Negotiations have taken place between public service employers and the public services committee of the Irish Congress of Trade Unions on the Government’s stated intention to reach agreement on securing an overall saving of €1 billion gross in the public service pay and pensions bill by 2015. Following intensive engagement in recent days between the parties which was facilitated by the Labour Relations Commission, the LRC has developed and recommended a set of proposals for consideration and agreement that seeks to secure the €1 billion gross savings required by the Exchequer, while ameliorating the impacts on public service staff, particularly those on low and middle incomes to the greatest extent possible.

There are three broad strands to the LRC proposals published yesterday which seek to secure agreement on savings and a more long-term structural reform approach to the public service. The proposals include productivity measures - extra hours, standard extended working day, standard extended working week and flexible rostering; workforce reform measures - changes in performance management development systems and flexitime, streamlining management structures and spans of control; and cost reduction measures - reduction in non-core pay rates, increments, overtime, premia and so on.

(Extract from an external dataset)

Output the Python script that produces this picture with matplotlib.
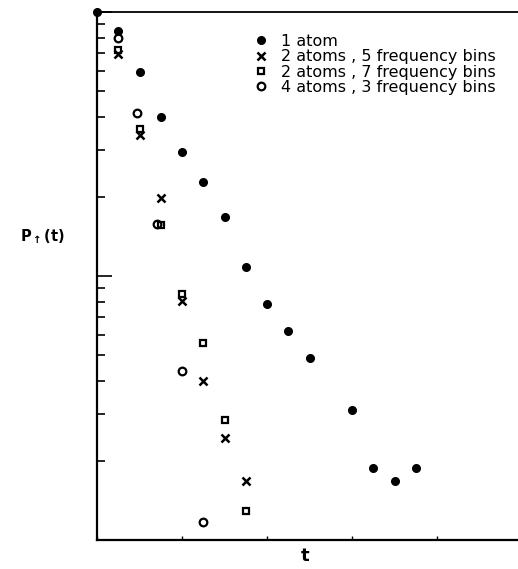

As I said, the full details are published on the LRC website.

The precise implications of the savings package on tax and related revenues, both in direct terms and indirectly through effects on macroeconomic variables, are matters that will fall for consideration by my Department and the Department of Finance in the context of preparing the economic and budgetary strategy for 2014 to 2016. The detailed information sought by the Deputy is not available. However, I am satisfied that, subject to its ultimate acceptance and the necessary legislation being passed by the Oireachtas, the proposals available to public sector workers will produce the necessary savings of €1 billion over the lifetime of the agreement.

Photo of Seán FlemingSeán Fleming (Laois-Offaly, Fianna Fail)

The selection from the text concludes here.